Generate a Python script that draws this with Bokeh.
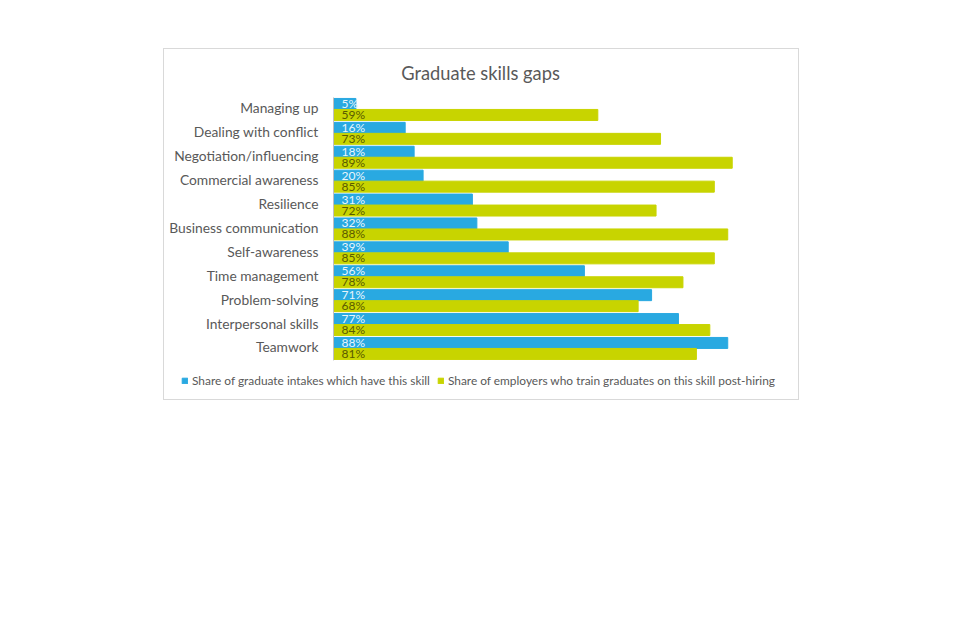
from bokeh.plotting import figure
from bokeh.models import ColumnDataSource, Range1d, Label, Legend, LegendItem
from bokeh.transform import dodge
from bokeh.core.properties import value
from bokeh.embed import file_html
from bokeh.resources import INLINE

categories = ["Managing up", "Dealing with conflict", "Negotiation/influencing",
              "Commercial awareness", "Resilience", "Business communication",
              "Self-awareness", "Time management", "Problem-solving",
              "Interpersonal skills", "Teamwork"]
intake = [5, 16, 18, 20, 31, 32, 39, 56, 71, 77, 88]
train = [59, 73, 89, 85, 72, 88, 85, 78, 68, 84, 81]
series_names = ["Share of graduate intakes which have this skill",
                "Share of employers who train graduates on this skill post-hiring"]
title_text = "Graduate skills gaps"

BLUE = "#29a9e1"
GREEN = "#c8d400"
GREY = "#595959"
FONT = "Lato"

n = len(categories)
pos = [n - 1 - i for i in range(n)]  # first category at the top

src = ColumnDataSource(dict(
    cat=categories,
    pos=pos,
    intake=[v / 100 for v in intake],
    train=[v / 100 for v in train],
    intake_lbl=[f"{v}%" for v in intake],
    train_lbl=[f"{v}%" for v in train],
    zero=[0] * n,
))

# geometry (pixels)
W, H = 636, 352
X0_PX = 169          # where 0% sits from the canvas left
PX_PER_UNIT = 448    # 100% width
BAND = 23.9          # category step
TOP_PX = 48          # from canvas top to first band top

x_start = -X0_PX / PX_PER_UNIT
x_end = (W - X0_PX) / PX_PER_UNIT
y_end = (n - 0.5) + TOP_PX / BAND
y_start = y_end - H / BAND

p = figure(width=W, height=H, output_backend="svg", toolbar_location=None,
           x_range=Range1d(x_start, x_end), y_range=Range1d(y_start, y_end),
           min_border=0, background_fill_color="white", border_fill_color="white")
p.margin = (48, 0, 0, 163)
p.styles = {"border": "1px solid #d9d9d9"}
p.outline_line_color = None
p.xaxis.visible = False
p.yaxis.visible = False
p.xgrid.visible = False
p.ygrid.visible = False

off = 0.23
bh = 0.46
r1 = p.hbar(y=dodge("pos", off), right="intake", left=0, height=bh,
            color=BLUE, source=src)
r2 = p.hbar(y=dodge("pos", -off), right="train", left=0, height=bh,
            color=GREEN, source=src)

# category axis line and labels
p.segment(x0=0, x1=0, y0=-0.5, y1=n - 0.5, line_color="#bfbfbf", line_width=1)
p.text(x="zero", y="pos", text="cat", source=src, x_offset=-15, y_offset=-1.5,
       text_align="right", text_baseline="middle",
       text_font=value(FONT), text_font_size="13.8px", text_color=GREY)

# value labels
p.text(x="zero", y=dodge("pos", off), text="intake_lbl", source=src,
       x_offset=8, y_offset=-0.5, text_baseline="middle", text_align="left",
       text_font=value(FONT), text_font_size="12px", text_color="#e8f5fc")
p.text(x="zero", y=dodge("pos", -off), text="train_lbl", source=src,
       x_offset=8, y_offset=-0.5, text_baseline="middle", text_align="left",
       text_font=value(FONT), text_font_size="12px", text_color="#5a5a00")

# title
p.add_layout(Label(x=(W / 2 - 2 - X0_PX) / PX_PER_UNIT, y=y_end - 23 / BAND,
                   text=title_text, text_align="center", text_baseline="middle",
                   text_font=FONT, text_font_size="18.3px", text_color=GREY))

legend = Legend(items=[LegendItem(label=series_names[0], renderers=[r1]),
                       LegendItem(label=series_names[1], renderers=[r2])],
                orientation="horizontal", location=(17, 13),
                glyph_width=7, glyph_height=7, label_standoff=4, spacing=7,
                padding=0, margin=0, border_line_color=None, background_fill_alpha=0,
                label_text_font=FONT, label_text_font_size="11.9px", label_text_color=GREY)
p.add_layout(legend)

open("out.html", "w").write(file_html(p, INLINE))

• _AIM_
Print out the lines exactly, skipping any picture.

• _REPLY TO THE TASK_
Generate a Python script that draws this with Bokeh.
from bokeh.plotting import figure
from bokeh.models import ColumnDataSource, Range1d, Label, Legend, LegendItem
from bokeh.transform import dodge
from bokeh.core.properties import value
from bokeh.embed import file_html
from bokeh.resources import INLINE

categories = ["Managing up", "Dealing with conflict", "Negotiation/influencing",
              "Commercial awareness", "Resilience", "Business communication",
              "Self-awareness", "Time management", "Problem-solving",
              "Interpersonal skills", "Teamwork"]
intake = [5, 16, 18, 20, 31, 32, 39, 56, 71, 77, 88]
train = [59, 73, 89, 85, 72, 88, 85, 78, 68, 84, 81]
series_names = ["Share of graduate intakes which have this skill",
                "Share of employers who train graduates on this skill post-hiring"]
title_text = "Graduate skills gaps"

BLUE = "#29a9e1"
GREEN = "#c8d400"
GREY = "#595959"
FONT = "Lato"

n = len(categories)
pos = [n - 1 - i for i in range(n)]  # first category at the top

src = ColumnDataSource(dict(
    cat=categories,
    pos=pos,
    intake=[v / 100 for v in intake],
    train=[v / 100 for v in train],
    intake_lbl=[f"{v}%" for v in intake],
    train_lbl=[f"{v}%" for v in train],
    zero=[0] * n,
))

# geometry (pixels)
W, H = 636, 352
X0_PX = 169          # where 0% sits from the canvas left
PX_PER_UNIT = 448    # 100% width
BAND = 23.9          # category step
TOP_PX = 48          # from canvas top to first band top

x_start = -X0_PX / PX_PER_UNIT
x_end = (W - X0_PX) / PX_PER_UNIT
y_end = (n - 0.5) + TOP_PX / BAND
y_start = y_end - H / BAND

p = figure(width=W, height=H, output_backend="svg", toolbar_location=None,
           x_range=Range1d(x_start, x_end), y_range=Range1d(y_start, y_end),
           min_border=0, background_fill_color="white", border_fill_color="white")
p.margin = (48, 0, 0, 163)
p.styles = {"border": "1px solid #d9d9d9"}
p.outline_line_color = None
p.xaxis.visible = False
p.yaxis.visible = False
p.xgrid.visible = False
p.ygrid.visible = False

off = 0.23
bh = 0.46
r1 = p.hbar(y=dodge("pos", off), right="intake", left=0, height=bh,
            color=BLUE, source=src)
r2 = p.hbar(y=dodge("pos", -off), right="train", left=0, height=bh,
            color=GREEN, source=src)

# category axis line and labels
p.segment(x0=0, x1=0, y0=-0.5, y1=n - 0.5, line_color="#bfbfbf", line_width=1)
p.text(x="zero", y="pos", text="cat", source=src, x_offset=-15, y_offset=-1.5,
       text_align="right", text_baseline="middle",
       text_font=value(FONT), text_font_size="13.8px", text_color=GREY)

# value labels
p.text(x="zero", y=dodge("pos", off), text="intake_lbl", source=src,
       x_offset=8, y_offset=-0.5, text_baseline="middle", text_align="left",
       text_font=value(FONT), text_font_size="12px", text_color="#e8f5fc")
p.text(x="zero", y=dodge("pos", -off), text="train_lbl", source=src,
       x_offset=8, y_offset=-0.5, text_baseline="middle", text_align="left",
       text_font=value(FONT), text_font_size="12px", text_color="#5a5a00")

# title
p.add_layout(Label(x=(W / 2 - 2 - X0_PX) / PX_PER_UNIT, y=y_end - 23 / BAND,
                   text=title_text, text_align="center", text_baseline="middle",
                   text_font=FONT, text_font_size="18.3px", text_color=GREY))

legend = Legend(items=[LegendItem(label=series_names[0], renderers=[r1]),
                       LegendItem(label=series_names[1], renderers=[r2])],
                orientation="horizontal", location=(17, 13),
                glyph_width=7, glyph_height=7, label_standoff=4, spacing=7,
                padding=0, margin=0, border_line_color=None, background_fill_alpha=0,
                label_text_font=FONT, label_text_font_size="11.9px", label_text_color=GREY)
p.add_layout(legend)

open("out.html", "w").write(file_html(p, INLINE))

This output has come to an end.